**Written instruction**.
Look through the data for the string "with". Copy every line where it is found.

-- Dataset excerpt start --

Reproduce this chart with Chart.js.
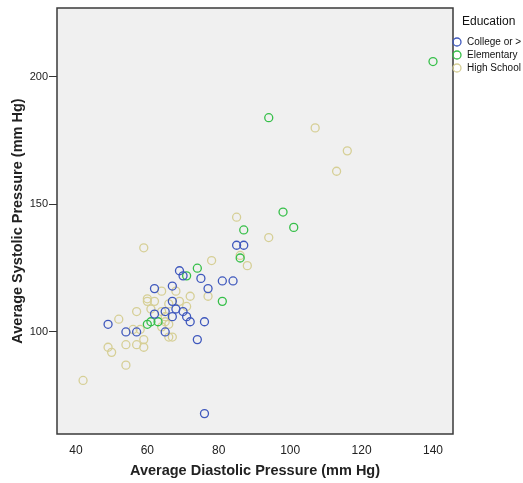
<!DOCTYPE html>
<html lang="en">
<head>
    <meta charset="UTF-8">
    <title>Systolic vs Diastolic Pressure by Education</title>
    <script src="https://cdn.jsdelivr.net/npm/chart.js"></script>
    <style>
        body { margin: 0; background: #fff; }
        #wrap { width: 523px; height: 483px; }
    </style>
</head>
<body>
    <div id="wrap"><canvas id="bpChart" width="523" height="483"></canvas></div>

    <script>
        // Average diastolic (x) and systolic (y) pressure, mm Hg, per education group
        const collegeDia = [49, 54, 57, 62, 62, 65, 65, 67, 67, 67, 68, 69, 70, 70, 71, 72, 74, 75, 76, 77, 81, 84, 85, 87, 76];
        const collegeSys = [103, 100, 100, 117, 107, 108, 100, 118, 112, 106, 109, 124, 122, 108, 106, 104, 97, 121, 104, 117, 120, 120, 134, 134, 68];

        const elementaryDia = [60, 61, 63, 71, 74, 81, 86, 87, 94, 98, 101, 140];
        const elementarySys = [103, 104, 104, 122, 125, 112, 129, 140, 184, 147, 141, 206];

        const highSchoolDia = [42, 49, 50, 52, 54, 54, 56, 57, 57, 58, 59, 59, 59, 60, 60, 61, 62, 64, 64, 64,
                               65, 65, 66, 66, 66, 67, 68, 69, 71, 72, 77, 78, 85, 86, 88, 94, 107, 113, 116];
        const highSchoolSys = [81, 94, 92, 105, 95, 87, 101, 108, 95, 101, 97, 94, 133, 113, 112, 109, 112, 116, 108, 102,
                               106, 104, 111, 103, 98, 98, 116, 112, 110, 114, 114, 128, 145, 130, 126, 137, 180, 163, 171];

        const groupNames = ['College or >', 'Elementary', 'High School'];
        const groupColors = ['#3f58bd', '#35bf48', '#d6cf96'];

        const xTicks = [40, 60, 80, 100, 120, 140];
        const yTicks = [100, 150, 200];

        function toPoints(xs, ys) {
            return xs.map((x, i) => ({ x: x, y: ys[i] }));
        }

        const groups = [
            toPoints(collegeDia, collegeSys),
            toPoints(elementaryDia, elementarySys),
            toPoints(highSchoolDia, highSchoolSys)
        ];

        // grey plot background with a dark frame, plus the legend on the right
        const framePlugin = {
            id: 'frame',
            beforeDatasetsDraw(chart) {
                const { ctx, chartArea: a } = chart;
                ctx.save();
                ctx.fillStyle = '#f0f0f0';
                ctx.fillRect(a.left, a.top, a.right - a.left, a.bottom - a.top);
                ctx.restore();
            },
            afterDraw(chart) {
                const { ctx, chartArea: a } = chart;
                ctx.save();
                ctx.strokeStyle = '#3a3a3a';
                ctx.lineWidth = 1.5;
                ctx.strokeRect(a.left, a.top, a.right - a.left, a.bottom - a.top);

                ctx.fillStyle = '#111';
                ctx.textBaseline = 'middle';
                ctx.font = '12px "Liberation Sans", Arial, sans-serif';
                ctx.fillText('Education', 462, 22);
                ctx.font = '10px "Liberation Sans", Arial, sans-serif';
                groupNames.forEach((name, i) => {
                    const y = 42 + i * 13;
                    ctx.beginPath();
                    ctx.arc(457, y, 4, 0, Math.PI * 2);
                    ctx.strokeStyle = groupColors[i];
                    ctx.lineWidth = 1.3;
                    ctx.stroke();
                    ctx.fillStyle = '#111';
                    ctx.fillText(name, 467, y);
                });
                ctx.restore();
            }
        };

        const ctx = document.getElementById('bpChart').getContext('2d');
        const chart = new Chart(ctx, {
            type: 'scatter',
            data: {
                datasets: groups.map((pts, i) => ({
                    label: groupNames[i],
                    data: pts,
                    pointStyle: 'circle',
                    pointRadius: 4,
                    pointHoverRadius: 4,
                    borderColor: groupColors[i],
                    backgroundColor: 'rgba(0,0,0,0)',
                    borderWidth: 1.3
                }))
            },
            options: {
                responsive: false,
                animation: false,
                layout: { padding: { top: 8, right: 70, left: 0, bottom: 0 } },
                plugins: {
                    legend: { display: false },
                    tooltip: { enabled: false }
                },
                scales: {
                    x: {
                        type: 'linear',
                        min: 34.7,
                        max: 145.6,
                        afterBuildTicks: s => { s.ticks = xTicks.map(v => ({ value: v })); },
                        afterFit: s => { s.height = 49; },
                        grid: { display: false, drawTicks: false },
                        border: { display: false },
                        ticks: {
                            padding: 9,
                            color: '#222',
                            font: { family: '"Liberation Sans", Arial', size: 12 }
                        },
                        title: {
                            display: true,
                            text: 'Average Diastolic Pressure (mm Hg)',
                            color: '#222',
                            padding: { top: 0, bottom: 3 },
                            font: { family: '"Liberation Sans", Arial', size: 14.5, weight: 'bold' }
                        }
                    },
                    y: {
                        type: 'linear',
                        min: 60,
                        max: 227,
                        afterBuildTicks: s => { s.ticks = yTicks.map(v => ({ value: v })); },
                        afterFit: s => { s.width = 57; },
                        grid: { drawOnChartArea: false, drawTicks: true, tickLength: 8, color: '#333' },
                        border: { display: false },
                        ticks: {
                            padding: 1,
                            color: '#222',
                            font: { family: '"Liberation Sans", Arial', size: 11 }
                        },
                        title: {
                            display: true,
                            text: 'Average Systolic Pressure (mm Hg)',
                            color: '#222',
                            padding: { top: 9, bottom: 0 },
                            font: { family: '"Liberation Sans", Arial', size: 14.5, weight: 'bold' }
                        }
                    }
                }
            },
            plugins: [framePlugin]
        });
    </script>
</body>
</html>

-- Dataset excerpt end --

**The result**.
Reproduce this chart with Chart.js.
        // grey plot background with a dark frame, plus the legend on the right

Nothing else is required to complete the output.